• Exercise details
For this exercise, write out exactly, and only, the lines running from the line that contains "Rebuild this UI as HTML. Inline all styles." through the line that contains "const outageStartHour = 15.47;".

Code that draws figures
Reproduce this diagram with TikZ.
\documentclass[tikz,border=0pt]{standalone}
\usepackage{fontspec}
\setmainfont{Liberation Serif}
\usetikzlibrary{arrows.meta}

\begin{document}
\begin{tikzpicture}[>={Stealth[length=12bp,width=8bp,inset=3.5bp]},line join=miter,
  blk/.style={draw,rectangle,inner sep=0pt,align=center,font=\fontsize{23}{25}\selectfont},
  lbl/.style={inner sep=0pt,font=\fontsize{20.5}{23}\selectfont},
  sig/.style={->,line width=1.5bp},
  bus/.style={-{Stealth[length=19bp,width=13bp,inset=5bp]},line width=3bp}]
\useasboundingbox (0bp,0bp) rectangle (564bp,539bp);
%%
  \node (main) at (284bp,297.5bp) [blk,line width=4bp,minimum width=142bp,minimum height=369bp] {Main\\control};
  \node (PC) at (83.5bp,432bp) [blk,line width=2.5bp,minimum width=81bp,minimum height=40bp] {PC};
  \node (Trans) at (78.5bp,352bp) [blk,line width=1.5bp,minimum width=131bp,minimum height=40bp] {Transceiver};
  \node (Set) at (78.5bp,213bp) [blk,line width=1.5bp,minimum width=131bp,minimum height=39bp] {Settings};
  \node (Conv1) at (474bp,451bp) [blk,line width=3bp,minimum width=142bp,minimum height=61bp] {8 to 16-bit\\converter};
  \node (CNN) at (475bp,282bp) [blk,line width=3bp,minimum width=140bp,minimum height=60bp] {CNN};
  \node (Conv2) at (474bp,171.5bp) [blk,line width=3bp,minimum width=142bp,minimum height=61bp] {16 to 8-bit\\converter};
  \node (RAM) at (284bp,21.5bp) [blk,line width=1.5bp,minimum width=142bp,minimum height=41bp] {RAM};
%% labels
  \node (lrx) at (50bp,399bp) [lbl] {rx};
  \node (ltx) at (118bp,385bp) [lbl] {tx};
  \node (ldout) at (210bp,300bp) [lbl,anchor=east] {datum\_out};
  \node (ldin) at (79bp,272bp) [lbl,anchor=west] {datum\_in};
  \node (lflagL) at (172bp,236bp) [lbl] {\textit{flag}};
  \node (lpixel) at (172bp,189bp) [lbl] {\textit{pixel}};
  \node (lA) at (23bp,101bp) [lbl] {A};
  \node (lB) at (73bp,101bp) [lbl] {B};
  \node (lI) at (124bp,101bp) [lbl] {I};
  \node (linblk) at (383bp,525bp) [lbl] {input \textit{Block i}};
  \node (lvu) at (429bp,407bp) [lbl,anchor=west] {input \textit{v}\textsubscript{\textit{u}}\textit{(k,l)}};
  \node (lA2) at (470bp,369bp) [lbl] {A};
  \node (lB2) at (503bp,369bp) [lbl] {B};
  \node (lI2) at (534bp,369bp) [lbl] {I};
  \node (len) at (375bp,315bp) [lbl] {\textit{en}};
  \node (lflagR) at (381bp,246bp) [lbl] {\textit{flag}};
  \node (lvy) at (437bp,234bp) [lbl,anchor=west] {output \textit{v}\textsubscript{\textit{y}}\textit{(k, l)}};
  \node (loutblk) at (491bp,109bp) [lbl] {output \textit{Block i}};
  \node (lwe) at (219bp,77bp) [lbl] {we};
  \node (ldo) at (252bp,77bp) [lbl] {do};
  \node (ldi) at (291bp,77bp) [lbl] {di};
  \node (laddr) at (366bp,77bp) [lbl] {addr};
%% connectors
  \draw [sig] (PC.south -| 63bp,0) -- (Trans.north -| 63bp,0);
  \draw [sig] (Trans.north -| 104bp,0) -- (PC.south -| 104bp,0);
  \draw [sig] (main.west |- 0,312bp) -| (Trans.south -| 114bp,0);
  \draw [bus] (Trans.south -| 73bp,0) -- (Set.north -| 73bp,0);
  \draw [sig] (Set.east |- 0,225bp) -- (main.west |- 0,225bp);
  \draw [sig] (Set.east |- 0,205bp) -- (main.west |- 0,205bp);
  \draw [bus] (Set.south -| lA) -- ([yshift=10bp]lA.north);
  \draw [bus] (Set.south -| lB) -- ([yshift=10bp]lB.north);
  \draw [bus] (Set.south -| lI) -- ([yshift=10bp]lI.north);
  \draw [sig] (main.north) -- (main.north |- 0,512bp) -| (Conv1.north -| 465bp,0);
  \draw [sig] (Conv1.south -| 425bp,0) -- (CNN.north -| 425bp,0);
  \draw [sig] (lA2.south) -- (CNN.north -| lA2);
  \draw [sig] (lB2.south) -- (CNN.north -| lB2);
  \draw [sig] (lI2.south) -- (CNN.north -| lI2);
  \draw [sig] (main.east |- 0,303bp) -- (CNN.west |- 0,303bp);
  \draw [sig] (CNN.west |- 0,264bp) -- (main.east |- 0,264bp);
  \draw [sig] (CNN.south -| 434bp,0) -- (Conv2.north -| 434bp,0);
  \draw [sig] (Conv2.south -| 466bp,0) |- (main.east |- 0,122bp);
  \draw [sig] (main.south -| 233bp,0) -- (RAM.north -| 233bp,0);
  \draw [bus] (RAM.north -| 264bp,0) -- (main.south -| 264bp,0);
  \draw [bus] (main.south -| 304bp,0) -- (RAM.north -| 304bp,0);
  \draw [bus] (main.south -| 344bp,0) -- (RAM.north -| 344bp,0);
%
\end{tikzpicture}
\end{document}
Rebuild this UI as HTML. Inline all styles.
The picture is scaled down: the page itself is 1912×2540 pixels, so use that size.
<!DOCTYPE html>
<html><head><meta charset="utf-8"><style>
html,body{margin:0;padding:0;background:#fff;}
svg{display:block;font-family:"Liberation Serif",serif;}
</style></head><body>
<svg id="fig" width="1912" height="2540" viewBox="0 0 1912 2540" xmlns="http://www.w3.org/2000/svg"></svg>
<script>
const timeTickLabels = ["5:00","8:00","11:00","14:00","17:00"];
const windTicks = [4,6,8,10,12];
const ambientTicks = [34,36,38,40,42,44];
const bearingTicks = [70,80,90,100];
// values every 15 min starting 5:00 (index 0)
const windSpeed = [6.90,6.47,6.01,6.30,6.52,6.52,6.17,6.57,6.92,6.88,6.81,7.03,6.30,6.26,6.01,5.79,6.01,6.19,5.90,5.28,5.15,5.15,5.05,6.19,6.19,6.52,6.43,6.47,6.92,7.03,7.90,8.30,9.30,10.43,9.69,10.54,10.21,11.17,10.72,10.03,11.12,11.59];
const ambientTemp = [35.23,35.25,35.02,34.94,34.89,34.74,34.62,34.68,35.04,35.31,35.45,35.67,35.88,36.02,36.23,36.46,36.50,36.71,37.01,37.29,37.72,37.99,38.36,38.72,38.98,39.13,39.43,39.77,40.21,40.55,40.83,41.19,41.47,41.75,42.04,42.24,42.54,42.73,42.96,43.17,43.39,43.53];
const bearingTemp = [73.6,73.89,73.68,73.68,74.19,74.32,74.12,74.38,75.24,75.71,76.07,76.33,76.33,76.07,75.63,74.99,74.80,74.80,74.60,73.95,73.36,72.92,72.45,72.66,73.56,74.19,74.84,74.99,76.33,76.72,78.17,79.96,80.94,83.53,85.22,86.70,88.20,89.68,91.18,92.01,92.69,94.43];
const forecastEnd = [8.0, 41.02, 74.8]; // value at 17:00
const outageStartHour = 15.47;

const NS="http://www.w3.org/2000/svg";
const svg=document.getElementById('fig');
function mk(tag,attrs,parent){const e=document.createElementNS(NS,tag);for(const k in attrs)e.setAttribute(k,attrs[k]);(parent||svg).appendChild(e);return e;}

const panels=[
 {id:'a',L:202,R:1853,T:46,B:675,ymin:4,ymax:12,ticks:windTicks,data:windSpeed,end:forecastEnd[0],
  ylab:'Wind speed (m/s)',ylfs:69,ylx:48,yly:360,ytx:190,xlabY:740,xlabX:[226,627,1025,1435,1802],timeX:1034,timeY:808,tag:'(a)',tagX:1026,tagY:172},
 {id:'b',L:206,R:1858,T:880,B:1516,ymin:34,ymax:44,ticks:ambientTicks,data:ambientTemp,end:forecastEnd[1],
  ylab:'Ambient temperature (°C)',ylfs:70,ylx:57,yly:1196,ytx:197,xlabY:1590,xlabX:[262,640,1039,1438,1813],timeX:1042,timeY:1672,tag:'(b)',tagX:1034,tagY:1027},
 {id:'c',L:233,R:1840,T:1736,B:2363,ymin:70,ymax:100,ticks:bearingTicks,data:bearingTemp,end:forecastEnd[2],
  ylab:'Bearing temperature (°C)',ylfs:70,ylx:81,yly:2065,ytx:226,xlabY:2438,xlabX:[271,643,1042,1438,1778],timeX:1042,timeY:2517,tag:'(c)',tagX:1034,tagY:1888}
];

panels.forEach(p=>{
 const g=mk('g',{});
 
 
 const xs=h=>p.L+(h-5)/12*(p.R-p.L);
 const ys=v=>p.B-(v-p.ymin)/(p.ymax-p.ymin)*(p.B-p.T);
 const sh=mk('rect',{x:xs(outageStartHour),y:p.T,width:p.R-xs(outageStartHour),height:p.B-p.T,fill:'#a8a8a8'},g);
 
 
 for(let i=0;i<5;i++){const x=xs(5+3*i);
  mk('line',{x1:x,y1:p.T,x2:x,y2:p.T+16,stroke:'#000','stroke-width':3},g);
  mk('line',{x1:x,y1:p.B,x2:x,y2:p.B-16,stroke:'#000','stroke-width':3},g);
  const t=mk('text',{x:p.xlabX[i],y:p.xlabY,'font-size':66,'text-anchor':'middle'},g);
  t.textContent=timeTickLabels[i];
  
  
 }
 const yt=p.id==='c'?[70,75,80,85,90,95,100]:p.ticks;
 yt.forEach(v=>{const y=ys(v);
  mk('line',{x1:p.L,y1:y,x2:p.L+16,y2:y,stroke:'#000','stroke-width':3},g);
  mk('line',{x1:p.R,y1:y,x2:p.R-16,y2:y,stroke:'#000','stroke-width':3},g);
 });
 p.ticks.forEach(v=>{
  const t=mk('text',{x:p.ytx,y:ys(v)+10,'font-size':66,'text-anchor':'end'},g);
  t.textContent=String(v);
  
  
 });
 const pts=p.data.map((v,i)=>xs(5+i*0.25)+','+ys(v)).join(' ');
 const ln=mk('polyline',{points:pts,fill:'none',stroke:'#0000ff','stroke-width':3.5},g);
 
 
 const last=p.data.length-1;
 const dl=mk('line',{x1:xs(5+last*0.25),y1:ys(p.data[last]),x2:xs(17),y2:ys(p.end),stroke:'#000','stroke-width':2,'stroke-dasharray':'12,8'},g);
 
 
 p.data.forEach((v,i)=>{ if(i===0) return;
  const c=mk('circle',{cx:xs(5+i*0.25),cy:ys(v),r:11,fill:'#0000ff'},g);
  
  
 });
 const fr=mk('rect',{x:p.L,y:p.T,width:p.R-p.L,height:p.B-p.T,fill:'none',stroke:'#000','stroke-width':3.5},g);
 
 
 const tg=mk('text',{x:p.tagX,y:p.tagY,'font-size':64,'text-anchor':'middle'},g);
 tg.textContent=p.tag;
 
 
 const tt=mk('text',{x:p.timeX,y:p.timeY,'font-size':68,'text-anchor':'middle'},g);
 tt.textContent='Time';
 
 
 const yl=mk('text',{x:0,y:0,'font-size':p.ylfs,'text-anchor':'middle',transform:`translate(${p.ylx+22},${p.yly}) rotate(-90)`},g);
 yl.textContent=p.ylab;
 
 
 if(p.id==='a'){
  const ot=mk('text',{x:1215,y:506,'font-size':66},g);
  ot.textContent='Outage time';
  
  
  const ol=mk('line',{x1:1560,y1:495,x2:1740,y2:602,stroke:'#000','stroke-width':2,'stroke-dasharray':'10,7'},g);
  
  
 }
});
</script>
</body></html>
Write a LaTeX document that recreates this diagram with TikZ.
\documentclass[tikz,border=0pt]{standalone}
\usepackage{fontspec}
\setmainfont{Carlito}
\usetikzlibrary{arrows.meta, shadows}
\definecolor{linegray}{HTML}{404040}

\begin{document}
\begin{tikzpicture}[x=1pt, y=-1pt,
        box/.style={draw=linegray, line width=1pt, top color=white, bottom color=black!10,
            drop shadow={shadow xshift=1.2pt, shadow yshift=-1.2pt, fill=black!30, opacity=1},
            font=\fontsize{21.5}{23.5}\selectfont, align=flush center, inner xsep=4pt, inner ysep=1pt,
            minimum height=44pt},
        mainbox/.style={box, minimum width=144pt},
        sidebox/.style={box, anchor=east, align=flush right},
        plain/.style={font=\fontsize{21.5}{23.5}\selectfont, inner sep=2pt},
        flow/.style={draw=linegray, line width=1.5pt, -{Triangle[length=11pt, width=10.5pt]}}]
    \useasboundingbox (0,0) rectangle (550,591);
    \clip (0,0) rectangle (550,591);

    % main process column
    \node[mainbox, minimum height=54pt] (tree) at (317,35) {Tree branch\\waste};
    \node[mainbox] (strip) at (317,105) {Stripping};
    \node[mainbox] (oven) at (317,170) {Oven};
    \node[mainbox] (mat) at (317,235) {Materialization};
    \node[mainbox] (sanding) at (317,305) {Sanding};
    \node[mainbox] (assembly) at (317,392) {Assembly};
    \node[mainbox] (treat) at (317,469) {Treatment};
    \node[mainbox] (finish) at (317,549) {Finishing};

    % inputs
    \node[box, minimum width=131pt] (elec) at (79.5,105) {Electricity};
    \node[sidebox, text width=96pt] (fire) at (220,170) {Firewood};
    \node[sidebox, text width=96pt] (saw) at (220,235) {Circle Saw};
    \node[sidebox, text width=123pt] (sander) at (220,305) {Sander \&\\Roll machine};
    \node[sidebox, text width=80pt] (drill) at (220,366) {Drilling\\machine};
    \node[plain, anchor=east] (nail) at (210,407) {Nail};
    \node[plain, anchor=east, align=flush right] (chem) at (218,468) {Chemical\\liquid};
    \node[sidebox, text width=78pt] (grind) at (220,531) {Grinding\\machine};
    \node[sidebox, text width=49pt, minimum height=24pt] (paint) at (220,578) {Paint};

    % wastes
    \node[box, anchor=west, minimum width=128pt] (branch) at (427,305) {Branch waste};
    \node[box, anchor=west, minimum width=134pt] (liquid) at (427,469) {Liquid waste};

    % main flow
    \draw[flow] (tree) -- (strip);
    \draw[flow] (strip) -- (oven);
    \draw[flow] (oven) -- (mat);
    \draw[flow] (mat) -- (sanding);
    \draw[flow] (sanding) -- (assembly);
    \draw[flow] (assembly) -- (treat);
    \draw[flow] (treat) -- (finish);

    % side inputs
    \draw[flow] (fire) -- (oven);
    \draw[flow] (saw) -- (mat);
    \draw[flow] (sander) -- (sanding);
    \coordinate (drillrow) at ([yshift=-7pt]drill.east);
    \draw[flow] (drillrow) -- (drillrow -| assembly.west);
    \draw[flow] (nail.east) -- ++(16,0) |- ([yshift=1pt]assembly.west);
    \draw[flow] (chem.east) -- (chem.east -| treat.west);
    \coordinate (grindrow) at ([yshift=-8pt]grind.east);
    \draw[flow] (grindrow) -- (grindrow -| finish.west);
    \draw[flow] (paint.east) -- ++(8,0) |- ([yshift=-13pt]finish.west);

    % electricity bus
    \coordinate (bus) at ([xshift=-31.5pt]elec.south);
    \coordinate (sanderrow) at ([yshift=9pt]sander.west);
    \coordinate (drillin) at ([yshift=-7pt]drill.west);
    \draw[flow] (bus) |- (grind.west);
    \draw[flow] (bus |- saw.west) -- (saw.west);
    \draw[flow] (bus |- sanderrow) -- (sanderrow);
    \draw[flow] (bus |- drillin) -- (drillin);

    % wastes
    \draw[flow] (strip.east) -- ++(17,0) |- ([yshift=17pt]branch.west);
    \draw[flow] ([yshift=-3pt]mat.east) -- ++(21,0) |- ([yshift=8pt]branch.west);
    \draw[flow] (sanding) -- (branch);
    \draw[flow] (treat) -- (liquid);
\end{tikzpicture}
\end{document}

• Correct result
Rebuild this UI as HTML. Inline all styles.
The picture is scaled down: the page itself is 1912×2540 pixels, so use that size.
<!DOCTYPE html>
<html><head><meta charset="utf-8"><style>
html,body{margin:0;padding:0;background:#fff;}
svg{display:block;font-family:"Liberation Serif",serif;}
</style></head><body>
<svg id="fig" width="1912" height="2540" viewBox="0 0 1912 2540" xmlns="http://www.w3.org/2000/svg"></svg>
<script>
const timeTickLabels = ["5:00","8:00","11:00","14:00","17:00"];
const windTicks = [4,6,8,10,12];
const ambientTicks = [34,36,38,40,42,44];
const bearingTicks = [70,80,90,100];
// values every 15 min starting 5:00 (index 0)
const windSpeed = [6.90,6.47,6.01,6.30,6.52,6.52,6.17,6.57,6.92,6.88,6.81,7.03,6.30,6.26,6.01,5.79,6.01,6.19,5.90,5.28,5.15,5.15,5.05,6.19,6.19,6.52,6.43,6.47,6.92,7.03,7.90,8.30,9.30,10.43,9.69,10.54,10.21,11.17,10.72,10.03,11.12,11.59];
const ambientTemp = [35.23,35.25,35.02,34.94,34.89,34.74,34.62,34.68,35.04,35.31,35.45,35.67,35.88,36.02,36.23,36.46,36.50,36.71,37.01,37.29,37.72,37.99,38.36,38.72,38.98,39.13,39.43,39.77,40.21,40.55,40.83,41.19,41.47,41.75,42.04,42.24,42.54,42.73,42.96,43.17,43.39,43.53];
const bearingTemp = [73.6,73.89,73.68,73.68,74.19,74.32,74.12,74.38,75.24,75.71,76.07,76.33,76.33,76.07,75.63,74.99,74.80,74.80,74.60,73.95,73.36,72.92,72.45,72.66,73.56,74.19,74.84,74.99,76.33,76.72,78.17,79.96,80.94,83.53,85.22,86.70,88.20,89.68,91.18,92.01,92.69,94.43];
const forecastEnd = [8.0, 41.02, 74.8]; // value at 17:00
const outageStartHour = 15.47;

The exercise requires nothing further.